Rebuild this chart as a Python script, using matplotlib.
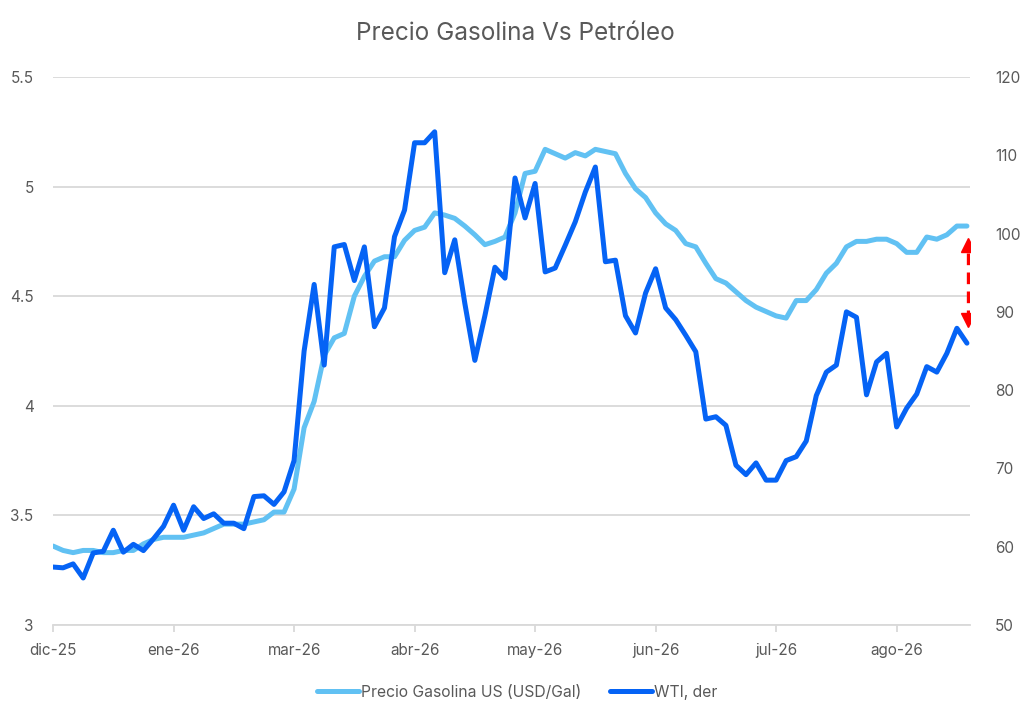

--

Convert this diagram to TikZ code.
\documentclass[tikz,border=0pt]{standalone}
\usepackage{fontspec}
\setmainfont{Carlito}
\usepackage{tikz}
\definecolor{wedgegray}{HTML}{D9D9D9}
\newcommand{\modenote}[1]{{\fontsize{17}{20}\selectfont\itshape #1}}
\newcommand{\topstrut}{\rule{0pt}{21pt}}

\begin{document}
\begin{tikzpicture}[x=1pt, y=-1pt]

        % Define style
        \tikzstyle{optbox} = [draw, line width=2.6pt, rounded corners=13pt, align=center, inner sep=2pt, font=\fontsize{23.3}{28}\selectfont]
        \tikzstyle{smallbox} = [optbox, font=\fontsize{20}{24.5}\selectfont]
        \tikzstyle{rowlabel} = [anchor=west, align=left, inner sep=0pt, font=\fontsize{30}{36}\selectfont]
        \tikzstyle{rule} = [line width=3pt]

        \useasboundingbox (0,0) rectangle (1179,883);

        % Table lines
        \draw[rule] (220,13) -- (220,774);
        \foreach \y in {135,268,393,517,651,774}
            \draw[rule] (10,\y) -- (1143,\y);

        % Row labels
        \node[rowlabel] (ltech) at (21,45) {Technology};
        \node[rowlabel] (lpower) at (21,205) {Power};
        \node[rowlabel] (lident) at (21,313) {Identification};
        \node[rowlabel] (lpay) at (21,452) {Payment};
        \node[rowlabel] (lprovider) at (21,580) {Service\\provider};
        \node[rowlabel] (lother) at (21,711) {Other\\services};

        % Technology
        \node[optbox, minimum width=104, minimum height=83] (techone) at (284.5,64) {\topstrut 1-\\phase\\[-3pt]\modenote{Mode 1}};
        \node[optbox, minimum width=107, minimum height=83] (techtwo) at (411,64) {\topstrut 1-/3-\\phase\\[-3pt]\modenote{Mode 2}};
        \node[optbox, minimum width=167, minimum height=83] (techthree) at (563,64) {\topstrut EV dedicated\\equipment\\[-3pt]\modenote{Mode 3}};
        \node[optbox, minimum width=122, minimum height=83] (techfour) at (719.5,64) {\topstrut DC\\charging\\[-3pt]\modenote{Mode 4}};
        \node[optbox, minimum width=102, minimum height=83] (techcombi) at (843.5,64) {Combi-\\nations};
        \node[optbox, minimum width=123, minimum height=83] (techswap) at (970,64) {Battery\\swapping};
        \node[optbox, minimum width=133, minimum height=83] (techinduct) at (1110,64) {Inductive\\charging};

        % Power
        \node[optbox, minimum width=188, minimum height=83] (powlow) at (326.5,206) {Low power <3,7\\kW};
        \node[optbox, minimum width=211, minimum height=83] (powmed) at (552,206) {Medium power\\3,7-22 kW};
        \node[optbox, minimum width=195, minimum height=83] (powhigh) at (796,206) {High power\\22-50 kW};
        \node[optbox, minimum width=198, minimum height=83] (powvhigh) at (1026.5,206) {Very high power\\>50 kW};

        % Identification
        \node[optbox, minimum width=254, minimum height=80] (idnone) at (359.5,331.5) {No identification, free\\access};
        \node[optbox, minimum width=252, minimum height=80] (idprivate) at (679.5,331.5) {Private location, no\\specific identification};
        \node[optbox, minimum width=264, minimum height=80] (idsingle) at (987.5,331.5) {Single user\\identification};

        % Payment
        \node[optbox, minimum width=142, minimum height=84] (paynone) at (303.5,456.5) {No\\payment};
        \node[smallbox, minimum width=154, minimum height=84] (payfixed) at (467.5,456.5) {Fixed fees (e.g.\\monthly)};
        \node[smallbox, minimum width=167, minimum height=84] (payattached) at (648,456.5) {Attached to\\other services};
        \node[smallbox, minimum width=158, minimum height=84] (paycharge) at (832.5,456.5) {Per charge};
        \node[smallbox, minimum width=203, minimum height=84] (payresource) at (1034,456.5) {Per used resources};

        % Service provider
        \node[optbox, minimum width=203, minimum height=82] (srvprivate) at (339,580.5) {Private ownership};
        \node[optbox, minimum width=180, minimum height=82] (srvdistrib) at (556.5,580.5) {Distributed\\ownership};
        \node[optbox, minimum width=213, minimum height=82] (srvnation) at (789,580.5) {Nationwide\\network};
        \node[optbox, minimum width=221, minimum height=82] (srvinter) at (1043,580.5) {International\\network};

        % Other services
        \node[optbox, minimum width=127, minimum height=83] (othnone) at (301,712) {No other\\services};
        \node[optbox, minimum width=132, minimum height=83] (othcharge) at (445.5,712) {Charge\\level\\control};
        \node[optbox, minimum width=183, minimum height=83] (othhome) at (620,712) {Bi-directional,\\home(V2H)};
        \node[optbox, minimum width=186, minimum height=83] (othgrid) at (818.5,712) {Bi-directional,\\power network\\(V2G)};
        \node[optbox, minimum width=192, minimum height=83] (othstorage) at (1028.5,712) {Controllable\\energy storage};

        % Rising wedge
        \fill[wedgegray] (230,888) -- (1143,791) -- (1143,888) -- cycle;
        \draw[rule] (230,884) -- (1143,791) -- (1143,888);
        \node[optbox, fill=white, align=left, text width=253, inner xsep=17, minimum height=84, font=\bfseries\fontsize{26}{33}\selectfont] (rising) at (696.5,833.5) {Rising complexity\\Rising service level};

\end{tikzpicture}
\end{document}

==

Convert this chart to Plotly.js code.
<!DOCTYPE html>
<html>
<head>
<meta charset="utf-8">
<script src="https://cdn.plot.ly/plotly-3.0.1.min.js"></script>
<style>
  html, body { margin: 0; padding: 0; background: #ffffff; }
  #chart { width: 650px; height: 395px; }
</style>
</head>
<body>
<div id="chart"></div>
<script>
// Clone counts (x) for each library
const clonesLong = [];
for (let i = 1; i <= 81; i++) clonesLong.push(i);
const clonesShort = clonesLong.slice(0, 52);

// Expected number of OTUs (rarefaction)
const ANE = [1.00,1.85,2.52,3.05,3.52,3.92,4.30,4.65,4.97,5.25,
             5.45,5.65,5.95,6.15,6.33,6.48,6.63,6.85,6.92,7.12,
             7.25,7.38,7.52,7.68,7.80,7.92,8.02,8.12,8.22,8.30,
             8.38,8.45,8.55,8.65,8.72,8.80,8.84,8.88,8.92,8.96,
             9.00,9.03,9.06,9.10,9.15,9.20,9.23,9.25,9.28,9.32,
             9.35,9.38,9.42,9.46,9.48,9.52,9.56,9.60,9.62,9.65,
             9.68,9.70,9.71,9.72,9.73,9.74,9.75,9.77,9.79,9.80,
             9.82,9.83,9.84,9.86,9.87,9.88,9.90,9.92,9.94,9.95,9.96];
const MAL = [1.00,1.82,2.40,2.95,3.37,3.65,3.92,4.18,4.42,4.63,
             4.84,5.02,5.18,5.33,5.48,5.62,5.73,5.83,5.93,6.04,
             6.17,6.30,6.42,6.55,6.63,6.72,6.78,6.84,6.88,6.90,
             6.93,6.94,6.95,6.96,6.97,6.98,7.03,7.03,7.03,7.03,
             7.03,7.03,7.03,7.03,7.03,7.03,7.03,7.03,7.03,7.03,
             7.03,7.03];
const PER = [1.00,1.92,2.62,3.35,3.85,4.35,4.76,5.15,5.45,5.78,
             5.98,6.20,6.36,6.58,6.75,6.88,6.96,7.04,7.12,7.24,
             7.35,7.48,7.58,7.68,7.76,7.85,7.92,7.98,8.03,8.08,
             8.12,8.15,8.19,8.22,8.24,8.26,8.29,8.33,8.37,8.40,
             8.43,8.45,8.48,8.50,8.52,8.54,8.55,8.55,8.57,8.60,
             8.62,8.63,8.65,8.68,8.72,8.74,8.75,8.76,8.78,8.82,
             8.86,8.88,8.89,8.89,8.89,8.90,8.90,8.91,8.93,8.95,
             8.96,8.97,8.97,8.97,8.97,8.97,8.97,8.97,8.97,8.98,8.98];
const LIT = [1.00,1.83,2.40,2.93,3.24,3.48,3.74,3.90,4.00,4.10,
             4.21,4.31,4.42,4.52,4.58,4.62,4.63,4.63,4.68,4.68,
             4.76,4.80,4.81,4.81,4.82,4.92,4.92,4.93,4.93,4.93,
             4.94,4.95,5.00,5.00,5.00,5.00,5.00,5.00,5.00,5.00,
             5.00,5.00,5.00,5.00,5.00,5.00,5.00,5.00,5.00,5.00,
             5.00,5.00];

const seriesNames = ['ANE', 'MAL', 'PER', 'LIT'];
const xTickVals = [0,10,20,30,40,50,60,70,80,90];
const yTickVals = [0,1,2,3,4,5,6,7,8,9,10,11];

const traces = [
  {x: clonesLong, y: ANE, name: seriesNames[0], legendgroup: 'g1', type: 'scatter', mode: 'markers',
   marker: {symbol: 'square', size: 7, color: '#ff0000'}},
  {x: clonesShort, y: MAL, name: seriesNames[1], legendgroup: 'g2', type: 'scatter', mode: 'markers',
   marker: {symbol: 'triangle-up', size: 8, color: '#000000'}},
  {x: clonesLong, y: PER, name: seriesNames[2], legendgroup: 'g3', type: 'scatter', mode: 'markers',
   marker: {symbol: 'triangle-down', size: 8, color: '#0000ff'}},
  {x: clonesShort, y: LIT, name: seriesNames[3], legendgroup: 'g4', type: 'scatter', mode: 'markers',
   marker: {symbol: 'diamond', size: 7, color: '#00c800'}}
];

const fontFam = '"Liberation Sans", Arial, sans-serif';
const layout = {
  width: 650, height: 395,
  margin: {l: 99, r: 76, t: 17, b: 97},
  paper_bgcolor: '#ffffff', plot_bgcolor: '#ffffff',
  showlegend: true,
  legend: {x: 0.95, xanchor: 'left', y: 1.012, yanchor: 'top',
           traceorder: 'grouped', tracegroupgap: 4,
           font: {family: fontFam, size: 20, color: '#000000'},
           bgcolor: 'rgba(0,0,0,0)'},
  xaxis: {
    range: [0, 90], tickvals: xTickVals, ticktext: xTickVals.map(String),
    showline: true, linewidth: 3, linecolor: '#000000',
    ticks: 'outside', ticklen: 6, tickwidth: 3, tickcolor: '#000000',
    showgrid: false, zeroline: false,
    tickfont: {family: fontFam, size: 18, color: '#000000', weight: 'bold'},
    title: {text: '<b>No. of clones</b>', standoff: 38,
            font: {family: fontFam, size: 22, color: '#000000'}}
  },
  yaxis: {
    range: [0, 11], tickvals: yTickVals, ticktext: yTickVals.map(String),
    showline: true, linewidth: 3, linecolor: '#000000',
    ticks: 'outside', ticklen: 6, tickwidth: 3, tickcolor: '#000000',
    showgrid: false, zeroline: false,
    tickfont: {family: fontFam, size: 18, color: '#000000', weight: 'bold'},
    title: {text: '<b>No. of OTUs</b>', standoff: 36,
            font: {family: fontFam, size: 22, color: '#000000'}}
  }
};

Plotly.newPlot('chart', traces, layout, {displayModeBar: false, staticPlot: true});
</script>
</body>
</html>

■ EXERCISE PROMPT:
Using the entries shown above, reproduce verbatim the lines from the line bearing "Convert this diagram to TikZ code." to the line bearing "(lother) at (21,711)", inclusive.

■ SOLVED EXERCISE:
Convert this diagram to TikZ code.
\documentclass[tikz,border=0pt]{standalone}
\usepackage{fontspec}
\setmainfont{Carlito}
\usepackage{tikz}
\definecolor{wedgegray}{HTML}{D9D9D9}
\newcommand{\modenote}[1]{{\fontsize{17}{20}\selectfont\itshape #1}}
\newcommand{\topstrut}{\rule{0pt}{21pt}}

\begin{document}
\begin{tikzpicture}[x=1pt, y=-1pt]

        % Define style
        \tikzstyle{optbox} = [draw, line width=2.6pt, rounded corners=13pt, align=center, inner sep=2pt, font=\fontsize{23.3}{28}\selectfont]
        \tikzstyle{smallbox} = [optbox, font=\fontsize{20}{24.5}\selectfont]
        \tikzstyle{rowlabel} = [anchor=west, align=left, inner sep=0pt, font=\fontsize{30}{36}\selectfont]
        \tikzstyle{rule} = [line width=3pt]

        \useasboundingbox (0,0) rectangle (1179,883);

        % Table lines
        \draw[rule] (220,13) -- (220,774);
        \foreach \y in {135,268,393,517,651,774}
            \draw[rule] (10,\y) -- (1143,\y);

        % Row labels
        \node[rowlabel] (ltech) at (21,45) {Technology};
        \node[rowlabel] (lpower) at (21,205) {Power};
        \node[rowlabel] (lident) at (21,313) {Identification};
        \node[rowlabel] (lpay) at (21,452) {Payment};
        \node[rowlabel] (lprovider) at (21,580) {Service\\provider};
        \node[rowlabel] (lother) at (21,711) {Other\\services};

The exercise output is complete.